• _Task requirements_
Make an exact copy of the lines, leaving the pictures out.

--*--

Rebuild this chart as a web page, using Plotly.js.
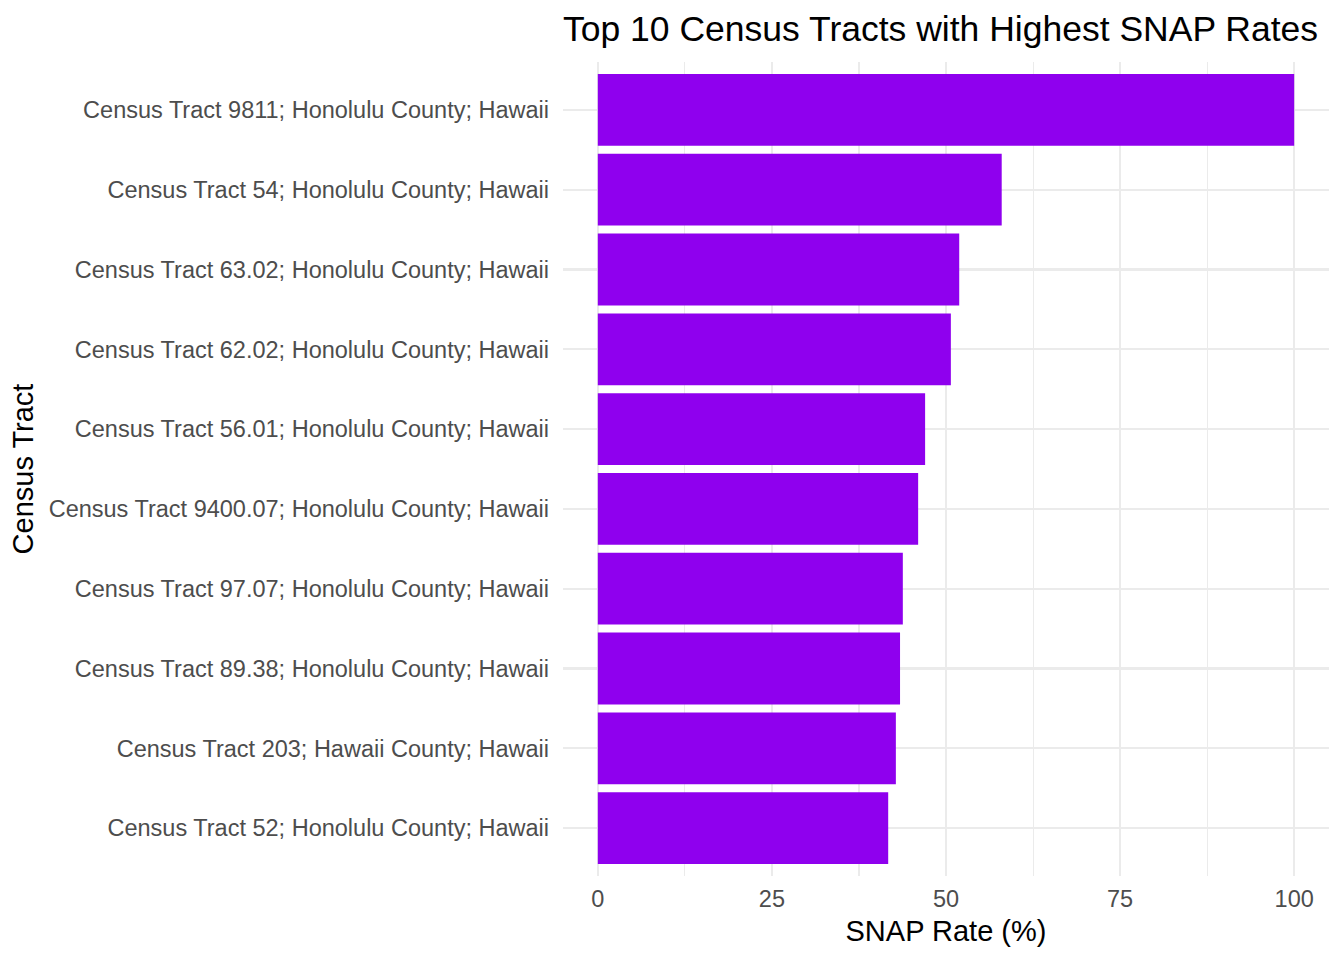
<!DOCTYPE html>
<html>
<head>
<meta charset="utf-8">
<script src="https://cdn.plot.ly/plotly-3.0.1.min.js"></script>
<style>html,body{margin:0;padding:0;background:#fff;}#chart{width:1344px;height:960px;}</style>
</head>
<body>
<div id="chart"></div>
<script>
const tracts = [
  "Census Tract 9811; Honolulu County; Hawaii",
  "Census Tract 54; Honolulu County; Hawaii",
  "Census Tract 63.02; Honolulu County; Hawaii",
  "Census Tract 62.02; Honolulu County; Hawaii",
  "Census Tract 56.01; Honolulu County; Hawaii",
  "Census Tract 9400.07; Honolulu County; Hawaii",
  "Census Tract 97.07; Honolulu County; Hawaii",
  "Census Tract 89.38; Honolulu County; Hawaii",
  "Census Tract 203; Hawaii County; Hawaii",
  "Census Tract 52; Honolulu County; Hawaii"
];
const snapRates = [100, 58.0, 51.9, 50.7, 47.0, 46.0, 43.8, 43.4, 42.8, 41.7];
const xTickVals = [0, 25, 50, 75, 100];
const xTickText = ["0", "25", "50", "75", "100"];

const font = "Liberation Sans, Arial, Helvetica, sans-serif";

Plotly.newPlot("chart", [{
  type: "bar",
  orientation: "h",
  x: snapRates,
  y: tracts,
  marker: {color: "#8F00EE"},
  hoverinfo: "x+y"
}], {
  width: 1344,
  height: 960,
  paper_bgcolor: "#fff",
  plot_bgcolor: "#fff",
  margin: {l: 563, r: 15, t: 62, b: 84},
  bargap: 0.1,
  showlegend: false,
  font: {family: font, color: "#000"},
  title: {
    text: "Top 10 Census Tracts with Highest SNAP Rates",
    font: {family: font, size: 35.5, color: "#000"},
    x: 0, xref: "paper", xanchor: "left",
    y: 1 - 29/960, yref: "container", yanchor: "middle"
  },
  xaxis: {
    range: [-5, 105],
    tickvals: xTickVals,
    ticktext: xTickText,
    ticks: "",
    showline: false,
    zeroline: false,
    showgrid: true,
    gridcolor: "#EBEBEB",
    gridwidth: 2.2,
    minor: {dtick: 12.5, tick0: 0, showgrid: true, gridcolor: "#EBEBEB", gridwidth: 1.1, ticks: ""},
    tickfont: {family: font, size: 23.5, color: "#4D4D4D"},
    ticklabelstandoff: 6,
    title: {text: "SNAP Rate (%)", font: {family: font, size: 29, color: "#000"}, standoff: 10},
    fixedrange: true
  },
  yaxis: {
    type: "category",
    categoryorder: "array",
    categoryarray: tracts,
    range: [9.6, -0.6],
    ticks: "",
    showline: false,
    zeroline: false,
    showgrid: true,
    gridcolor: "#EBEBEB",
    gridwidth: 2.2,
    tickfont: {family: font, size: 23.5, color: "#4D4D4D"},
    ticklabelstandoff: 13,
    title: {text: "Census Tract", font: {family: font, size: 29, color: "#000"}, standoff: 6},
    fixedrange: true
  }
}, {displayModeBar: false, staticPlot: true});
</script>
</body>
</html>
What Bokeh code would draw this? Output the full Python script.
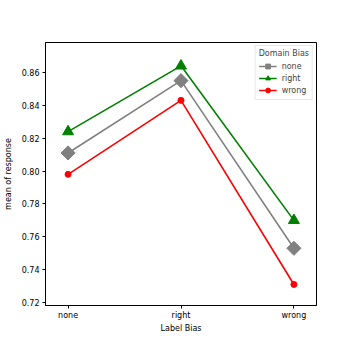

--*--

• _Result of this exercise_
Rebuild this chart as a web page, using Plotly.js.
<!DOCTYPE html>
<html>
<head>
<meta charset="utf-8">
<script src="https://cdn.plot.ly/plotly-3.0.1.min.js"></script>
<style>html,body{margin:0;padding:0;background:#fff;}#chart{width:1344px;height:960px;}</style>
</head>
<body>
<div id="chart"></div>
<script>
const tracts = [
  "Census Tract 9811; Honolulu County; Hawaii",
  "Census Tract 54; Honolulu County; Hawaii",
  "Census Tract 63.02; Honolulu County; Hawaii",
  "Census Tract 62.02; Honolulu County; Hawaii",
  "Census Tract 56.01; Honolulu County; Hawaii",
  "Census Tract 9400.07; Honolulu County; Hawaii",
  "Census Tract 97.07; Honolulu County; Hawaii",
  "Census Tract 89.38; Honolulu County; Hawaii",
  "Census Tract 203; Hawaii County; Hawaii",
  "Census Tract 52; Honolulu County; Hawaii"
];
const snapRates = [100, 58.0, 51.9, 50.7, 47.0, 46.0, 43.8, 43.4, 42.8, 41.7];
const xTickVals = [0, 25, 50, 75, 100];
const xTickText = ["0", "25", "50", "75", "100"];

const font = "Liberation Sans, Arial, Helvetica, sans-serif";

Plotly.newPlot("chart", [{
  type: "bar",
  orientation: "h",
  x: snapRates,
  y: tracts,
  marker: {color: "#8F00EE"},
  hoverinfo: "x+y"
}], {
  width: 1344,
  height: 960,
  paper_bgcolor: "#fff",
  plot_bgcolor: "#fff",
  margin: {l: 563, r: 15, t: 62, b: 84},
  bargap: 0.1,
  showlegend: false,
  font: {family: font, color: "#000"},
  title: {
    text: "Top 10 Census Tracts with Highest SNAP Rates",
    font: {family: font, size: 35.5, color: "#000"},
    x: 0, xref: "paper", xanchor: "left",
    y: 1 - 29/960, yref: "container", yanchor: "middle"
  },
  xaxis: {
    range: [-5, 105],
    tickvals: xTickVals,
    ticktext: xTickText,
    ticks: "",
    showline: false,
    zeroline: false,
    showgrid: true,
    gridcolor: "#EBEBEB",
    gridwidth: 2.2,
    minor: {dtick: 12.5, tick0: 0, showgrid: true, gridcolor: "#EBEBEB", gridwidth: 1.1, ticks: ""},
    tickfont: {family: font, size: 23.5, color: "#4D4D4D"},
    ticklabelstandoff: 6,
    title: {text: "SNAP Rate (%)", font: {family: font, size: 29, color: "#000"}, standoff: 10},
    fixedrange: true
  },
  yaxis: {
    type: "category",
    categoryorder: "array",
    categoryarray: tracts,
    range: [9.6, -0.6],
    ticks: "",
    showline: false,
    zeroline: false,
    showgrid: true,
    gridcolor: "#EBEBEB",
    gridwidth: 2.2,
    tickfont: {family: font, size: 23.5, color: "#4D4D4D"},
    ticklabelstandoff: 13,
    title: {text: "Census Tract", font: {family: font, size: 29, color: "#000"}, standoff: 6},
    fixedrange: true
  }
}, {displayModeBar: false, staticPlot: true});
</script>
</body>
</html>
What Bokeh code would draw this? Output the full Python script.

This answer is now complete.